Extract the lines between the ones holding "Convert this chart to matplotlib code." and "fig = plt.figure(figsize=(7, 3.62), dpi=100)", inclusive, exactly as written and nothing more.

### Material ###

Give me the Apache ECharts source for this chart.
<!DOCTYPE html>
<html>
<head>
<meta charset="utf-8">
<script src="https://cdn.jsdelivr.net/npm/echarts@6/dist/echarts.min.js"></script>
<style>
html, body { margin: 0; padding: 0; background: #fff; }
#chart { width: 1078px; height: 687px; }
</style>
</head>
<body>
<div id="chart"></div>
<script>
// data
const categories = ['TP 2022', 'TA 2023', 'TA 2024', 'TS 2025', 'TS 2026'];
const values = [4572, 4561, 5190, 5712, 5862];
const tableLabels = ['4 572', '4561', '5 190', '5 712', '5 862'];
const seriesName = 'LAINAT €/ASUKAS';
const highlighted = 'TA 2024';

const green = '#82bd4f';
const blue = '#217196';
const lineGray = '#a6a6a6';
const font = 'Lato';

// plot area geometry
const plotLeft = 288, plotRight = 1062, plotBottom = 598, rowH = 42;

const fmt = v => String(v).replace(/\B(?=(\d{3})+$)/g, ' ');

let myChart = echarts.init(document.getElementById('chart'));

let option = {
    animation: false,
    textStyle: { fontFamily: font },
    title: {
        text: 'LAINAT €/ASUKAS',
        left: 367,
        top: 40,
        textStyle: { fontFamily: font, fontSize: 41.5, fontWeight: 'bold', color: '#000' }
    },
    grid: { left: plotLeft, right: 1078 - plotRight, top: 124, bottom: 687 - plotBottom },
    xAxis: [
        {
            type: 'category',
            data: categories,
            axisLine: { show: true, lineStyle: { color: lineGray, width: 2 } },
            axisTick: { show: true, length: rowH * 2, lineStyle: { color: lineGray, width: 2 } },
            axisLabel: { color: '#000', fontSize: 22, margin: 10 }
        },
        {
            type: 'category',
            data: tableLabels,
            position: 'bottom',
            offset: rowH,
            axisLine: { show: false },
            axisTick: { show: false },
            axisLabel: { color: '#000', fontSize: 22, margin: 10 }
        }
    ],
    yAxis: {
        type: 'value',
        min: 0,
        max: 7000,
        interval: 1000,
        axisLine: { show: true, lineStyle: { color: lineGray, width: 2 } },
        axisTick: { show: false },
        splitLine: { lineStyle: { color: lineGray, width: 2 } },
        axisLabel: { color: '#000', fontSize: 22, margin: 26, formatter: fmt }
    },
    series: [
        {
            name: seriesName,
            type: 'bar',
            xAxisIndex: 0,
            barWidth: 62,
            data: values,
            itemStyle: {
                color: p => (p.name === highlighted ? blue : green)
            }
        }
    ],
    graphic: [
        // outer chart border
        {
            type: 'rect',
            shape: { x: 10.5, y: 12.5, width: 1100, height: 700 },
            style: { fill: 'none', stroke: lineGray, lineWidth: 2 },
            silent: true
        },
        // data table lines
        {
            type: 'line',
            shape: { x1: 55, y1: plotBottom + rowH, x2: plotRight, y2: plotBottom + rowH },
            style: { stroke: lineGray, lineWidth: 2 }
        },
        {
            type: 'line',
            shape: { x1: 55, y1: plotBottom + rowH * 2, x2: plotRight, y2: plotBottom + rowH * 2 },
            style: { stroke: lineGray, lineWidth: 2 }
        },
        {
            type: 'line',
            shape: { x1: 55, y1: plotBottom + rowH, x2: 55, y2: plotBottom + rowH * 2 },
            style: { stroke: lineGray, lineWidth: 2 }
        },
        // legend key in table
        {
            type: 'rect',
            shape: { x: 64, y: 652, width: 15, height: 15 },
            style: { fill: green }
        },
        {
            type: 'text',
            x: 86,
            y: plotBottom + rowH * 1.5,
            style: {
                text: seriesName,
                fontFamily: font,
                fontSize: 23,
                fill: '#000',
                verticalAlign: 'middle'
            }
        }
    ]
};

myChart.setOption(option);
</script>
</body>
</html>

###
### Material ###

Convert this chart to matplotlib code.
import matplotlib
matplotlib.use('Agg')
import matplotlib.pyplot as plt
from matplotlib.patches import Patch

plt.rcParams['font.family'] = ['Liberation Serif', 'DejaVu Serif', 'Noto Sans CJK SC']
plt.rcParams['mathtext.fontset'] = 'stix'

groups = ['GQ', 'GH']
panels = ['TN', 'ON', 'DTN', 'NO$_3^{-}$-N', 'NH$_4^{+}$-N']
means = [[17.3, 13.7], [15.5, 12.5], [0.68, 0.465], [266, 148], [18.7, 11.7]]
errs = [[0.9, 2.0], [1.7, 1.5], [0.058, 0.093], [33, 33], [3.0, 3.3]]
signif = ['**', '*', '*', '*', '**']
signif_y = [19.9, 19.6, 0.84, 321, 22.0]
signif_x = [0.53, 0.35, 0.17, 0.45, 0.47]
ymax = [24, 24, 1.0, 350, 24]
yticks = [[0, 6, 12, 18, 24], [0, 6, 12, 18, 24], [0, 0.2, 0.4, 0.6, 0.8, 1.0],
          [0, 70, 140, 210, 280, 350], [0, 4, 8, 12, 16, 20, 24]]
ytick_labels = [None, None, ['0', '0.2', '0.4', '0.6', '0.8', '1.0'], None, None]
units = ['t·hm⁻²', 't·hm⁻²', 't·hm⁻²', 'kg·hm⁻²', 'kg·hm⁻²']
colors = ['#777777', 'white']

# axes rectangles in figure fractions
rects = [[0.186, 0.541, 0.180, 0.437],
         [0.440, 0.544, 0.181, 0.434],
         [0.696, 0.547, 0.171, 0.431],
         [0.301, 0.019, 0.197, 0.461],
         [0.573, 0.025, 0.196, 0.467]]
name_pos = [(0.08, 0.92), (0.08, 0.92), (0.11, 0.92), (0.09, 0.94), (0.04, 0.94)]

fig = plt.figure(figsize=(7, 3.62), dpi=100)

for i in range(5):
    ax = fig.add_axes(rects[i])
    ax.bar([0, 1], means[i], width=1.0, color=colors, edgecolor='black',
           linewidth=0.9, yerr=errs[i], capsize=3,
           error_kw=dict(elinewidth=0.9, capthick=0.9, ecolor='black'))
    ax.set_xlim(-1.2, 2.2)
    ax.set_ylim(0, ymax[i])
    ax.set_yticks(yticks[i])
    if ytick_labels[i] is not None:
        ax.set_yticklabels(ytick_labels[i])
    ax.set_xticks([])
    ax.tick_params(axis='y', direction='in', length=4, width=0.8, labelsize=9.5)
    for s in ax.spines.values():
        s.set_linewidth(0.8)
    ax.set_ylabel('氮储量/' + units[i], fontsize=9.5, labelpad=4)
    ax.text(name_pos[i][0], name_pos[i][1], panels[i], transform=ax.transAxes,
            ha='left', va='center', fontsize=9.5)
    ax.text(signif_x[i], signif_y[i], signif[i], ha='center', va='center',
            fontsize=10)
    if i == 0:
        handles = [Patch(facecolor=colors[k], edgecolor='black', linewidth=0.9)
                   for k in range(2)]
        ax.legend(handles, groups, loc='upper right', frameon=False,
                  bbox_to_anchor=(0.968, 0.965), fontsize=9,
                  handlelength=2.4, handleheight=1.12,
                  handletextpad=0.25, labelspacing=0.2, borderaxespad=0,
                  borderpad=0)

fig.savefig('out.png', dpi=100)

###

> [Response]:
Convert this chart to matplotlib code.
import matplotlib
matplotlib.use('Agg')
import matplotlib.pyplot as plt
from matplotlib.patches import Patch

plt.rcParams['font.family'] = ['Liberation Serif', 'DejaVu Serif', 'Noto Sans CJK SC']
plt.rcParams['mathtext.fontset'] = 'stix'

groups = ['GQ', 'GH']
panels = ['TN', 'ON', 'DTN', 'NO$_3^{-}$-N', 'NH$_4^{+}$-N']
means = [[17.3, 13.7], [15.5, 12.5], [0.68, 0.465], [266, 148], [18.7, 11.7]]
errs = [[0.9, 2.0], [1.7, 1.5], [0.058, 0.093], [33, 33], [3.0, 3.3]]
signif = ['**', '*', '*', '*', '**']
signif_y = [19.9, 19.6, 0.84, 321, 22.0]
signif_x = [0.53, 0.35, 0.17, 0.45, 0.47]
ymax = [24, 24, 1.0, 350, 24]
yticks = [[0, 6, 12, 18, 24], [0, 6, 12, 18, 24], [0, 0.2, 0.4, 0.6, 0.8, 1.0],
          [0, 70, 140, 210, 280, 350], [0, 4, 8, 12, 16, 20, 24]]
ytick_labels = [None, None, ['0', '0.2', '0.4', '0.6', '0.8', '1.0'], None, None]
units = ['t·hm⁻²', 't·hm⁻²', 't·hm⁻²', 'kg·hm⁻²', 'kg·hm⁻²']
colors = ['#777777', 'white']

# axes rectangles in figure fractions
rects = [[0.186, 0.541, 0.180, 0.437],
         [0.440, 0.544, 0.181, 0.434],
         [0.696, 0.547, 0.171, 0.431],
         [0.301, 0.019, 0.197, 0.461],
         [0.573, 0.025, 0.196, 0.467]]
name_pos = [(0.08, 0.92), (0.08, 0.92), (0.11, 0.92), (0.09, 0.94), (0.04, 0.94)]

fig = plt.figure(figsize=(7, 3.62), dpi=100)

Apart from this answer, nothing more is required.